If the pitchers’ track records hold, this series will feature minimal bullpenning.
“I think it’s just better for the game,” said Chris Sale, the Red Sox’s Game 1 starting pitcher. “It’s kind of one of those things where you have this starter versus this starter against these lineups. Obviously we both have very good bullpens and big arms on either side. But this is more, I guess, the traditional way to play the game, and the way I like to play the game better, anyways.”
This series itself constitutes a rematch of last year’s ALDS, when the Astros rolled over the Red Sox in four games and, combined with the Yankees’ remarkable comeback against the Indians in the other ALDS, created the perception the Yankees had leapfrogged their rivals. Then both the Yankees and Red Sox changed managers and imported sluggers, and the decided advantages to Alex Cora over Aaron Boone and J.D. Martinez over Giancarlo Stanton go a long way in explaining where things stand.
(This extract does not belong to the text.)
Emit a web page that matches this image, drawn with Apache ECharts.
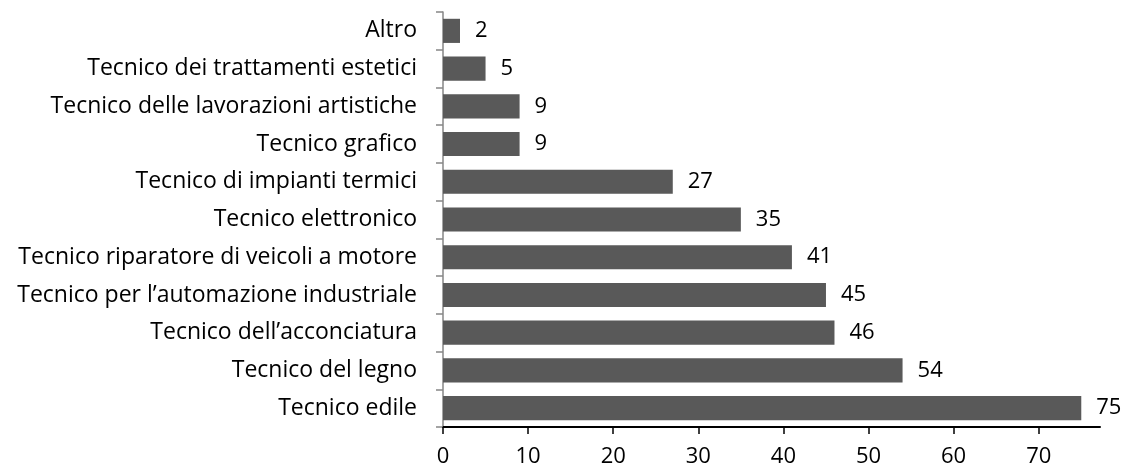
<!DOCTYPE html>
<html>
<head>
<meta charset="utf-8">
<script src="https://cdn.jsdelivr.net/npm/echarts@6/dist/echarts.min.js"></script>
<style>html,body{margin:0;padding:0;background:#fff}#c{width:1128px;height:472px}</style>
</head>
<body>
<div id="c"></div>
<script>
const categories = [
  "Altro",
  "Tecnico dei trattamenti estetici",
  "Tecnico delle lavorazioni artistiche",
  "Tecnico grafico",
  "Tecnico di impianti termici",
  "Tecnico elettronico",
  "Tecnico riparatore di veicoli a motore",
  "Tecnico per l\u2019automazione industriale",
  "Tecnico dell\u2019acconciatura",
  "Tecnico del legno",
  "Tecnico edile"
];
const values = [2, 5, 9, 9, 27, 35, 41, 45, 46, 54, 75];
const xTicks = [0, 10, 20, 30, 40, 50, 60, 70];

const FONT = '"Open Sans"';
const chart = echarts.init(document.getElementById('c'), null, {renderer: 'canvas'});
chart.setOption({
  animation: false,
  backgroundColor: '#ffffff',
  grid: {left: 443, top: 12, right: 28, bottom: 45, containLabel: false},
  xAxis: {
    type: 'value',
    min: 0,
    max: 77.2,
    axisLine: {show: true, lineStyle: {color: '#000', width: 2}},
    axisTick: {show: true, length: 7, customValues: xTicks, lineStyle: {color: '#000', width: 1.5}},
    axisLabel: {customValues: xTicks, color: '#000', fontFamily: FONT, fontSize: 22, margin: 19},
    splitLine: {show: false}
  },
  yAxis: {
    type: 'category',
    data: categories,
    inverse: true,
    axisLine: {show: true, lineStyle: {color: '#868686', width: 1.5}},
    axisTick: {show: true, length: 7, lineStyle: {color: '#868686', width: 1.5}},
    axisLabel: {color: '#000', fontFamily: FONT, fontSize: 23, margin: 26}
  },
  series: [{
    type: 'bar',
    data: values,
    barCategoryGap: '36%',
    itemStyle: {color: '#595959'},
    label: {show: true, position: 'right', distance: 15, color: '#000', fontFamily: FONT, fontSize: 22}
  }]
});
</script>
</body>
</html>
The Astros, meanwhile, are trying to become the first repeat champions since the Yankees three-peated from 1998 through 2000, and their key addition is right-hander Gerrit Cole. The Yankees tried to acquire Cole last winter from Pittsburgh, but fell short to the ’Stros. Houston also sports a considerably superior and upgraded bullpen from 2017, when manager A.J. Hinch wound up using many of his starters to relieve.
“I thought we have the best team we could ever have [last year],” reigning AL Most Valuable Player Jose Altuve said. “And then we show up this year. And on paper, the team looks way better.”
Martinez admitted he thought the ALDS would go five games “because that’s how it’s been all year against [the Yankees].” Instead, the Sox won two straight at Yankee Stadium, prompting them to play “New York, New York” — a jab back at Aaron Judge for blasting it after the Yankees’ Game 2 victory at Fenway — as they partied in the visitors’ clubhouse.
If the Red Sox win this round, Martinez mused with a smile: “What’s their song, ‘Deep in the Heart of Texas?’ I don’t know. Probably not.”
Red Sox in 7. Yankees, either way, in agony.